I have a new fad diet. It's called the "Homebuyer Diet." Your stomach is in knots, so you definitely don't feel hungry. You get all kinds of energy from nerves and worry. I've lost five pounds in less than a week.
I've also been waking up with a jolt at four o'clock every [bleep]ing morning since Friday. Never the same reason but always the same result.
So here's what's been going on, as reconstructed from the emails I've been bombarding my sister and Mom with for days:
Saturday: My realtor tells me she couldn't get hold of the originator at the credit union, and she's not sure whether the townhouse is going to qualify for the FHA program. Something about its being part of an association and also about not knowing the tenant to live-in owner ratio. If it's mostly tenants I think property values go down. Also the FHA wants to make sure I'm buying this to live in, not to rent out. Fair enough. Anything I can sign to avow that's what I'm doing? She doesn't know, that's why we need the lady at the credit union. Apparently she's their FHA expert. We'll talk to her Monday.

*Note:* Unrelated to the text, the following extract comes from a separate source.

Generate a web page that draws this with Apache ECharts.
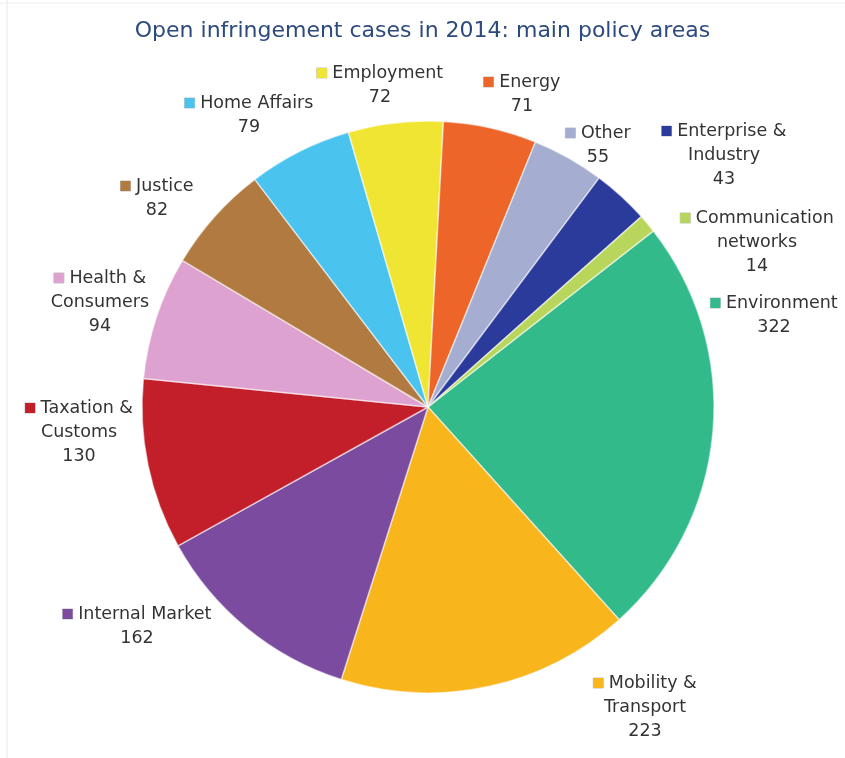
<!DOCTYPE html>
<html>
<head>
<meta charset="utf-8">
<script src="https://cdn.jsdelivr.net/npm/echarts@6/dist/echarts.min.js"></script>
<style>
html,body{margin:0;padding:0;background:#fff;}
#chart{width:845px;height:758px;}
</style>
</head>
<body>
<div id="chart"></div>
<script>
// ---- data ----
var categories = ["Environment", "Mobility &\nTransport", "Internal Market", "Taxation &\nCustoms",
  "Health &\nConsumers", "Justice", "Home Affairs", "Employment", "Energy", "Other",
  "Enterprise &\nIndustry", "Communication\nnetworks"];
var values = [322, 223, 162, 130, 94, 82, 79, 72, 71, 55, 43, 14];
var colors = ["#33BA8A", "#F8B51C", "#7B4B9F", "#C21F2B", "#DEA2D0", "#B07A40", "#4AC4EF",
  "#F1E534", "#EE6529", "#A5AED0", "#2B3B9B", "#B9D65C"];
// label block centres (text placement only)
var labelPos = [[774, 315], [645, 707], [137, 626], [79, 432], [100, 302], [157, 198],
  [249, 115], [380, 85], [522, 94], [598, 145], [724, 155], [757, 242]];

var chart = echarts.init(document.getElementById('chart'));
var rich = {};
colors.forEach(function (c, i) {
  rich['m' + i] = { width: 10, height: 10, backgroundColor: c, borderColor: 'rgba(0,0,0,0.25)', borderWidth: 0.5 };
});
rich.t = { fontFamily: 'DejaVu Sans', fontSize: 17.5, color: '#333', lineHeight: 24 };

var data = categories.map(function (n, i) {
  return { name: n, value: values[i], itemStyle: { color: colors[i] } };
});

chart.setOption({
  animation: false,
  title: {
    text: 'Open infringement cases in 2014: main policy areas',
    left: 'center', top: 15,
    textStyle: { fontFamily: 'DejaVu Sans', fontSize: 22, fontWeight: 'normal', color: '#2D4A7E' }
  },
  graphic: [
    { type: 'line', shape: { x1: 7, y1: 0, x2: 7, y2: 758 }, style: { stroke: '#e8e8e8', lineWidth: 1 } },
    { type: 'line', shape: { x1: 0, y1: 3, x2: 845, y2: 3 }, style: { stroke: '#eeeeee', lineWidth: 1 } }
  ],
  series: [{
    type: 'pie',
    center: [428, 407],
    radius: [0, 286],
    startAngle: 38,
    clockwise: true,
    avoidLabelOverlap: false,
    itemStyle: { borderColor: 'rgba(255,255,255,0.55)', borderWidth: 1.5 },
    label: {
      show: true,
      position: 'outside',
      align: 'center',
      rich: rich,
      formatter: function (p) {
        var lines = p.name.split('\n');
        var out = '{m' + p.dataIndex + '|}{t| ' + lines[0] + '}';
        for (var k = 1; k < lines.length; k++) out += '\n{t|' + lines[k] + '}';
        out += '\n{t|' + p.value + '}';
        return out;
      }
    },
    labelLine: { show: false },
    labelLayout: function (params) {
      var pos = labelPos[params.dataIndex];
      return { x: pos[0], y: pos[1], align: 'center', verticalAlign: 'middle', hideOverlap: false };
    },
    emphasis: { disabled: true },
    data: data
  }]
});
</script>
</body>
</html>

Sunday: Fret, worry, try to put it out of my mind, and go shake my fanny at belly dance class. I'm okay until bedtime, when the same thoughts chase each other around and around in my head as the cat purrs on my chest.
Monday: My agent has received the numbers she needed, and they're not very good: 33 units, 19 tenanted, 14 with owner in residence. That's 58% tenant. I look it up online and find that anything over 10% is considered a risk. More bad news: the originator is going to be out of the office all day. No news 'til Tuesday.
Today: Originator is going to be out of the office until Thursday, for crying out loud. My agent calls the other one and says she can't wait until Thursday, could he please learn a bit more about the FHA today? He does, the FHA won't finance this townhouse. Crap. The PHFA will, though (that's Pennsylvania's version of the same program). My credit union doesn't do PHFA loans, though. Double crap. My realtor is on really good terms with someone at another bank, contacts her (after asking me if it was okay. I said, sure, go for it). She works the numbers out and also finds me a funky little loan from my county designed to help out with down payment and closing costs. It's a second mortgage, interest-free, and I don't have to pay it off until I either sell the house or refinance it. She asks for (and receives) a bunch of financial information from me to see if I qualify. I do, just barely.
After that, things start rocketing forward again. At four o'clock precisely (by the Big Ben chimes from the clock on campus) I have a completely executed contract in my hands, and some time during the next fifteen days I need to get the place inspected. I'm meeting with the mortgage originator at the new bank (just up the street from my credit union) on Friday. I am to bring with me a sheaf of papers, financial documents, and various pieces of proof that I do actually exist, live in this county, work, that the numbers I gave her today were accurate, and that I have good credit.
Good lord this has been an education. So far everyone I've dealt with has been eager to help me get me into a place of my own. My real estate agent has been wonderful, and never for a moment did I think she was working for anything other than my best interests. For example: the "dream" townhouse--the one that I knew was out of my league but was still tantalizingly just inside the range I'd been okayed for by the credit union--I'd looked at it wistfully from the driveway as we were pulling away. J. said, pleadingly, "Vee, I don't want you to be house-poor." That stuck with me. That told me more than anything whose side she was on, and that I could trust her. She'd have made a much better commission on that one than she's making on this one, but this one is a better fit for me and that's what is motivating her. I think she's as excited about this as I am.
My sister has said that first-time home buyers are her favorite clients. The excitement is infectious. I believe it.
Looks like another sleepless night, but for a good reason this time. Definitely time to start packing.